APS News

Attracting New Ideas for Measuring to Big G

By Gabriel Popkin

Henry Cavendish experiment
Image: wikimedia commons

Henry Cavendish started the search for an accurate measurement of big G with his torsion balance in 1798, shown here in a drawing from his paper reporting the results.

APS April Meeting 2016 — The gravitational constant, also known as “Big G”, is a bit of a black eye for physics. While precision measurements have enabled physicists to add ever more decimal points to most fundamental constants, G is barely known better today than it was more than two centuries ago, and at times its uncertainty has gone up instead of down. Currently, G is known to only around 47 parts per million, according to the International Council for Science’s Committee on Data for Science and Technology (CODATA), making it the fundamental constant with the largest uncertainty.

In an invited session at the APS April Meeting 2016, presenters reviewed past attempts to measure the constant and shared ideas for breaking the impasse. Physicists from all fields were urged to contribute to the effort by applying to participate in a National Science Foundation-sponsored “Ideas Lab,” a new initiative for funding innovative research.

Isaac Newton introduced G in 1687 with his law of universal gravitation. But the first person to attempt to measure G was Henry Cavendish in 1798. He designed a torsion balance in which two small “test masses” are suspended from a wire that is then gently twisted, and the gravitational attraction between each of those masses and two much larger “source masses” are pitted against the wire’s restoring force. The torsion balance is “one of the greatest ideas” for measuring the gravitational constant, said Stephan Schlamminger of the National Institute of Standards and Technology (NIST). “It brought physics a big step forward.” And augmented by electronic control systems, it remains the state of the art for precision gravity experiments.

It’s not that people haven’t tried other things. Schlamminger described various experiments using pendulums and balance beams, but none have improved over the torsion balance. Gravity is very weak relative to other forces, Schlamminger explained, and experiments cannot be shielded from outside gravitational influences.
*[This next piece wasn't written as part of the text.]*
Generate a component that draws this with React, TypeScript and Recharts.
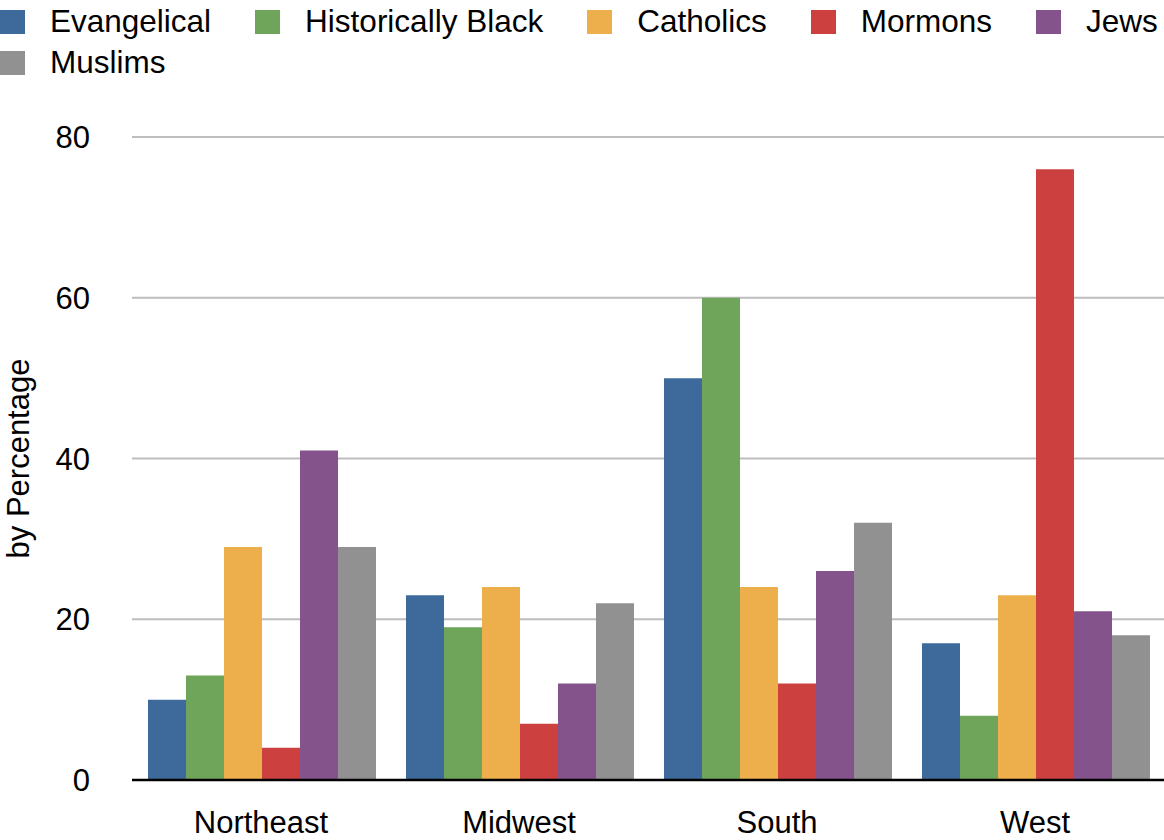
import React from 'react';
import { BarChart, Bar, XAxis, YAxis, CartesianGrid } from 'recharts';

const regions = ['Northeast', 'Midwest', 'South', 'West'];
const evangelical = [10, 23, 50, 17];
const historicallyBlack = [13, 19, 60, 8];
const catholics = [29, 24, 24, 23];
const mormons = [4, 7, 12, 76];
const jews = [41, 12, 26, 21];
const muslims = [29, 22, 32, 18];
const yTicks = [0, 20, 40, 60, 80];

const seriesNames = ['Evangelical', 'Historically Black', 'Catholics', 'Mormons', 'Jews', 'Muslims'];
const seriesValues = [evangelical, historicallyBlack, catholics, mormons, jews, muslims];
const seriesColors = ['#3d6a9b', '#6ea55a', '#ecaf4c', '#cc4140', '#84538c', '#909190'];
const legendRows = [[0, 1, 2, 3, 4], [5]];

const data = regions.map((r, i) => {
  const row: Record<string, string | number> = { region: r };
  seriesNames.forEach((s, k) => {
    row[s] = seriesValues[k][i];
  });
  return row;
});

const FONT = '"Liberation Sans", Arial, Helvetica, sans-serif';

const YLabel = (props: any) => {
  const vb = props.viewBox || {};
  const x = (vb.x || 0) + 18;
  const y = (vb.y || 0) + (vb.height || 0) / 2;
  return (
    <text
      x={x}
      y={y}
      transform={`rotate(-90, ${x}, ${y})`}
      textAnchor="middle"
      dominantBaseline="central"
      fontSize={31}
      fontFamily={FONT}
      fill="#000"
    >
      by Percentage
    </text>
  );
};

export default function App() {
  return (
    <div style={{ position: 'absolute', left: 0, top: 0, width: 1164, height: 840, overflow: 'hidden', background: '#fff', fontFamily: FONT }}>
      <div style={{ position: 'absolute', left: 0, top: 0, width: 1164, zIndex: 2 }}>
        {legendRows.map((row, ri) => (
          <div key={ri} style={{ display: 'flex', alignItems: 'center', height: 41, marginTop: ri === 0 ? 1 : 0, whiteSpace: 'nowrap' }}>
            {row.map((k, j) => (
              <div key={k} style={{ display: 'flex', alignItems: 'center', marginRight: j === row.length - 1 ? 0 : 44 }}>
                <div style={{ width: 25, height: 24, background: seriesColors[k], marginRight: 25, flex: 'none' }} />
                <span style={{ fontSize: 31.5, lineHeight: '41px', color: '#000' }}>{seriesNames[k]}</span>
              </div>
            ))}
          </div>
        ))}
      </div>
      <BarChart
        width={1164}
        height={840}
        data={data}
        margin={{ top: 137, right: 0, bottom: 0, left: 0 }}
        barCategoryGap={16}
        barGap={0}
      >
        <CartesianGrid horizontal vertical={false} stroke="#bdbdbd" strokeWidth={2} />
        <XAxis
          dataKey="region"
          height={60}
          tickLine={false}
          tickSize={0}
          tickMargin={31}
          axisLine={{ stroke: '#000', strokeWidth: 2.5 }}
          tick={{ fontSize: 31, fill: '#000', fontFamily: FONT }}
          interval={0}
        />
        <YAxis
          width={132}
          domain={[0, 80]}
          ticks={yTicks}
          axisLine={false}
          tickLine={false}
          tickSize={0}
          tickMargin={42}
          tick={{ fontSize: 31, fill: '#000', fontFamily: FONT }}
          label={<YLabel />}
        />
        {seriesNames.map((s, k) => (
          <Bar key={s} dataKey={s} fill={seriesColors[k]} isAnimationActive={false} />
        ))}
      </BarChart>
    </div>
  );
}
Recent developments in cooling and trapping of atoms have enabled new approaches to the old problem, however. Guglielmo Tino of the University of Florence in Italy described a method known as “accurate measurement of G by atom interferometry,” or by its Italian acronym MAGIA. Tino and his colleagues put rubidium atoms in two different quantum states with different momentums and tossed them up vertically in the presence of source masses. They then used the falling atoms’ interference patterns to determine their accelerations, and ultimately derive a value for G.

Atoms provide natural advantages, Tino said: Their masses are known to high accuracy, and their positions can be measured very precisely using lasers. But he admitted that, compared to the torsion balance (described by Cavendish as “very simple”), “the MAGIA apparatus is not very simple,” requiring high vacuum and precisely tuned lasers. Tino’s team published a result in 2014 with an uncertainty of 150 parts per million — relatively large but within striking distance of torsion balance results. He thinks he can improve his experiment and further reduce the uncertainty by one or possibly even two orders of magnitude.
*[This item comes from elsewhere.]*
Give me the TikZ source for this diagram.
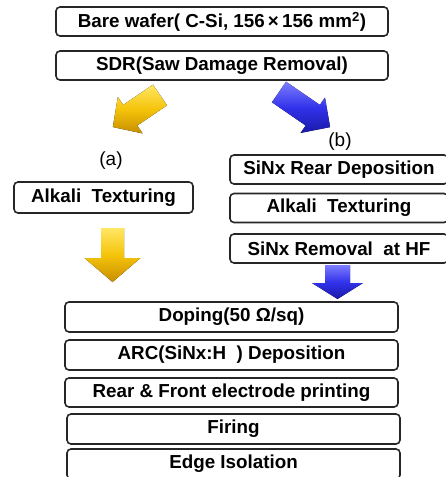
\documentclass[tikz,border=0pt]{standalone}
\usepackage{fontspec}
\setmainfont{Liberation Sans}
\usepackage{xcolor}
\definecolor{goldmid}{RGB}{245,196,10}
\definecolor{goldlight}{RGB}{255,230,100}
\definecolor{golddark}{RGB}{200,142,0}
\definecolor{bluemid}{RGB}{50,50,235}
\definecolor{bluelight}{RGB}{125,125,255}
\definecolor{bluedark}{RGB}{25,25,170}
\tikzset{
  % length / shaft width / head width / head length
  pics/blockarrow/.style n args={4}{code={
    \fill[pic actions] (0,-#2/2) -- (#1-#4,-#2/2) -- (#1-#4,-#3/2) -- (#1,0)
      -- (#1-#4,#3/2) -- (#1-#4,#2/2) -- (0,#2/2) -- cycle;}}
}

\begin{document}
\begin{tikzpicture}[x=1pt, y=-1pt, font=\fontsize{18.8}{20}\selectfont\bfseries,
    stepbox/.style={draw=black!85, line width=1.6pt, rounded corners=4pt,
      minimum height=29, inner sep=0pt},
    gold/.style={top color=goldlight, bottom color=golddark, middle color=goldmid},
    blu/.style={top color=bluelight, bottom color=bluedark, middle color=bluemid}]
  % 1 pt = 1 px of the reference
  \clip (0,0) rectangle (446,477);
  \node[stepbox, minimum width=332] (wafer) at (222,21.5) {Bare wafer( C-Si, 156\,×\,156 mm\textsuperscript{2})};
  \node[stepbox, minimum width=332] (sdr) at (222,65.5) {SDR(Saw Damage Removal)};
  % route (a)
  \pic[gold, rotate=-145.8] (arra) at (160,95) {blockarrow={57}{25}{44}{21}};
  \node[font=\fontsize{19}{20}\selectfont\mdseries] (laba) at (111,161) {(a)};
  \node[stepbox, minimum width=179, minimum height=31] (texa) at (103.5,197.5) {Alkali~~Texturing};
  \pic[gold, rotate=-90] (downa) at (112.5,228) {blockarrow={54}{23}{56}{24}};
  % route (b)
  \pic[blu, rotate=-34.5] (arrb) at (279,92) {blockarrow={62}{25}{43}{21}};
  \node[font=\fontsize{19}{20}\selectfont\mdseries] (labb) at (340,142) {(b)};
  \node[stepbox, minimum width=218] (rear) at (339,169.5) {SiNx Rear Deposition};
  \node[stepbox, minimum width=218] (texb) at (339,208) {Alkali~~Texturing};
  \node[stepbox, minimum width=218] (hf) at (339,248.5) {SiNx Removal~~at HF};
  \pic[blu, rotate=-90] (downb) at (337.5,265) {blockarrow={34}{25}{51}{16}};
  % common steps
  \node[stepbox, minimum width=333, minimum height=30] (dop) at (231.5,317) {Doping(50 Ω/sq)};
  \node[stepbox, minimum width=333, minimum height=30] (arc) at (231.5,355) {ARC(SiNx:H~~) Deposition};
  \node[stepbox, minimum width=333] (print) at (231.5,392.5) {Rear \& Front electrode printing};
  \node[stepbox, minimum width=333, minimum height=30] (fire) at (233.5,429) {Firing};
  \node[stepbox, minimum width=333, minimum height=30] (edge) at (233.5,464) {Edge Isolation};
\end{tikzpicture}
\end{document}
Christian Rothleitner of the Physikalisch-Technische Bundesanstalt in Germany proposed measuring the gravitational constant by simultaneously dropping three corner-cube reflectors as test masses, and measuring their gravitational accelerations using a laser interferometer. The setup would eliminate many sources of error present in other free-fall experiments, such as the moon and sun’s changing tidal influences and the gradient in Earth’s gravitational field. A prototype of Rothleitner’s proposed device has been built at the University of Luxembourg, and all that’s missing is funding to carry out the experiment, he said.

The problems with G go beyond large uncertainties, Schlamminger said. Some G-measuring experiments also disagree with each other and with the CODATA value. That suggests undiscovered systematic errors, and an International Union of Pure and Applied Physics working group is coordinating an effort to have labs around the world ship experimental setups to each other and repeat each other’s experiments, to better understand and hopefully reduce such errors. The first such repetition is in preparation at NIST.

But entirely new experimental approaches are also needed, Schlamminger added, especially from those outside the gravity research community. He urged all physicists help “reinvigorate the field” by applying to NSF’s Ideas Lab. “Measuring Big G is a great thing to do at a small institution, because you only need a tabletop experiment,” Schlamminger said. “It’s metrology, it’s fun and you learn a lot.”

Preliminary proposals are due May 16, and “ideas should be risky,” Schlamminger added. “They should not be ones that will work for sure, because then someone will have already tried it.”